Query #2. BAD, not the same as query #1, very slow. Much worse than MySQL 8.0.
+----+-------------+-------+------------+------+---------------+------+---------+-------+------+----------+-------------+
| id | select_type | table | partitions | type | possible_keys | key  | key_len | ref   | rows | filtered | Extra       |
+----+-------------+-------+------------+------+---------------+------+---------+-------+------+----------+-------------+
|  1 | SIMPLE      | tbl   | NULL       | ref  | k1,k2,k5      | k1   | 4       | const |    1 |   100.00 | Using where |
+----+-------------+-------+------------+------+---------------+------+---------+-------+------+----------+-------------+

Query #3. OK, fast.

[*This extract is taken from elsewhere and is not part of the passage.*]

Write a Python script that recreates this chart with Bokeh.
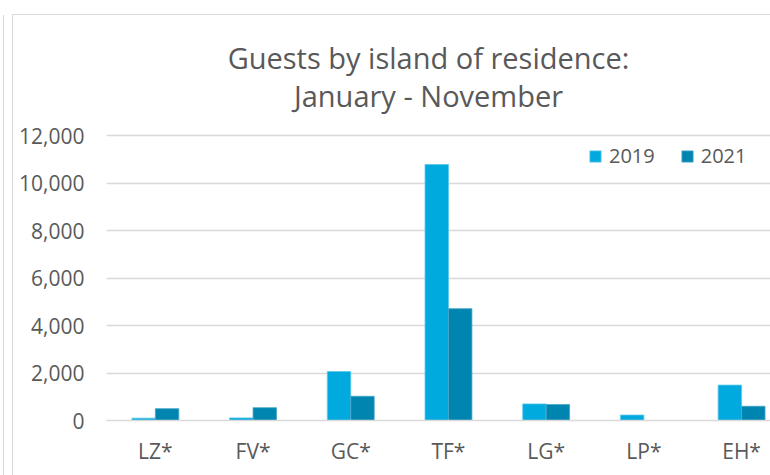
from bokeh.plotting import figure
from bokeh.models import Range1d, FixedTicker, NumeralTickFormatter, Legend, LegendItem, Label, ColumnDataSource
from bokeh.embed import file_html
from bokeh.resources import INLINE

categories = ["LZ*", "FV*", "GC*", "TF*", "LG*", "LP*", "EH*"]
guests_2019 = [100, 110, 2060, 10780, 700, 230, 1490]
guests_2021 = [500, 540, 1020, 4710, 675, 0, 600]
y_ticks = [0, 2000, 4000, 6000, 8000, 10000, 12000]
title_lines = ["Guests by island of residence:", "January - November"]

C2019 = "#00a9de"
C2021 = "#0085b0"
GREY = "#595959"
GRID = "#d9d9d9"
FONT = "Open Sans"

centers = [i + 0.5 for i in range(len(categories))]
bw = 0.24
src = ColumnDataSource(dict(
    x19=[c - bw / 2 for c in centers],
    x21=[c + bw / 2 for c in centers],
    y19=guests_2019,
    y21=guests_2021,
))

# frame spans the full top of the chart so the title can sit inside it;
# the 0..12000 axis occupies the lower 285 px of the 405 px frame
y_top = y_ticks[-1] * 405 / 285

p = figure(width=757, height=460, output_backend="svg", toolbar_location=None,
           x_range=Range1d(0, 6.796), y_range=Range1d(0, y_top),
           min_border_left=93, min_border_right=0, min_border_top=0, min_border_bottom=55,
           styles={"margin-left": "13px", "margin-top": "15px",
                   "outline": "1px solid #d9d9d9",
                   "box-shadow": "-9px 0 0 0 #ffffff, -10px 0 0 0 #d9d9d9"})
p.outline_line_color = None
p.background_fill_color = "white"
p.border_fill_color = "white"

r19 = p.vbar(x="x19", top="y19", width=bw, bottom=0, source=src,
             fill_color=C2019, line_color="#5cc8ea", line_width=0.8)
r21 = p.vbar(x="x21", top="y21", width=bw, bottom=0, source=src,
             fill_color=C2021, line_color="#4aa6c6", line_width=0.8)

# axes
p.yaxis.ticker = FixedTicker(ticks=y_ticks)
p.yaxis.formatter = NumeralTickFormatter(format="0,0")
p.yaxis.axis_line_color = None
p.yaxis.major_tick_line_color = None
p.yaxis.minor_tick_line_color = None
p.yaxis.major_label_standoff = 16
p.yaxis.major_label_text_font = FONT
p.yaxis.major_label_text_font_size = "21px"
p.yaxis.major_label_text_color = GREY

p.xaxis.ticker = FixedTicker(ticks=centers)
p.xaxis.major_label_overrides = {c: lab for c, lab in zip(centers, categories)}
p.xaxis.axis_line_color = GRID
p.xaxis.axis_line_width = 1.5
p.xaxis.major_tick_line_color = None
p.xaxis.minor_tick_line_color = None
p.xaxis.major_label_standoff = 10
p.xaxis.major_label_text_font = FONT
p.xaxis.major_label_text_font_size = "21px"
p.xaxis.major_label_text_color = GREY

p.xgrid.grid_line_color = None
p.ygrid.grid_line_color = GRID
p.ygrid.grid_line_width = 1.5
p.ygrid.ticker = FixedTicker(ticks=y_ticks)

legend = Legend(items=[LegendItem(label="2019", renderers=[r19]),
                       LegendItem(label="2021", renderers=[r21])],
                orientation="horizontal", location=(482, 251))
legend.border_line_color = None
legend.background_fill_alpha = 0
legend.padding = 0
legend.margin = 0
legend.spacing = 25
legend.glyph_width = 14
legend.glyph_height = 14
legend.label_height = 14
legend.label_standoff = 7
legend.label_text_font = FONT
legend.label_text_font_size = "20px"
legend.label_text_color = GREY
legend.label_text_baseline = "middle"
p.add_layout(legend)

# two-line chart title (screen px from the frame's bottom-left corner)
for txt, ybase in zip(title_lines, [363, 325]):
    p.add_layout(Label(x=322, y=ybase, x_units="screen", y_units="screen", text=txt,
                       text_align="center", text_baseline="alphabetic", text_font=FONT,
                       text_font_size="29px", text_color=GREY))

open("out.html", "w").write(file_html(p, INLINE))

Same as MySQL 8.0.
+----+-------------+-------+------------+-------+------------------+---------+---------+------+------+----------+-------------+
| id | select_type | table | partitions | type  | possible_keys    | key     | key_len | ref  | rows | filtered | Extra       |
+----+-------------+-------+------------+-------+------------------+---------+---------+------+------+----------+-------------+
|  1 | SIMPLE      | tbl   | NULL       | range | PRIMARY,k1,k2,k5 | PRIMARY | 4       | NULL |    1 |   100.00 | Using where |
+----+-------------+-------+------------+-------+------------------+---------+---------+------+------+----------+-------------+

Query #4. BAD, not the same as query #3, slow. Much worse than MySQL 8.0.
+----+-------------+-------+------------+------+---------------+------+---------+-------+------+----------+-------------+
| id | select_type | table | partitions | type | possible_keys | key  | key_len | ref   | rows | filtered | Extra       |
+----+-------------+-------+------------+------+---------------+------+---------+-------+------+----------+-------------+
|  1 | SIMPLE      | tbl   | NULL       | ref  | k1,k2,k5      | k1   | 4       | const |    1 |   100.00 | Using where |
+----+-------------+-------+------------+------+---------------+------+---------+-------+------+----------+-------------+

How to repeat:
Execute "CREATE TABLE tbl" and queries #1-4 (see description).

Suggested fix:
Fix regression in optimizer in MySQL 8.4 and 9.0 (so it produces the same results as MySQL 8.0 on example queries).
[8 Apr 8:07] Power Gamer
Fixed "Synopsis" to reflect that MySQL 8.4 is also affected.
[9 Apr 8:26] MySQL Verification Team
Hello Power Gamer,

Thank you for the report and test case.
If possible could you please provide sample data(I have randomly inserted data but development might ask for actual data etc.)? Thank you.

regards,
Umesh
[9 Apr 9:10] Power Gamer
The root cause of the issue is the loss of ability in newer MySQLs to optimize away redundant condition in the query. This is evident from the EXPLAIN output, the relevant parts of which do not depend on whether the table have any data or not. The newer MySQLs choose wrong execution plan even on empty tables. Especially for the query #2, where the result of SELECT would always be empty row set no matter the data. This should be sufficient for the people with understanding of MySQL code to figure out what exactly has changed since MySQL 8.0 that leads to a different EXPLAIN output.

That said, I did briefly try to create random data set for a simplified test table to show the performance drop, but it was not as significant as on the actual production table with half-a-million records (and I cannot include the dump of the actual data here for obvious reasons).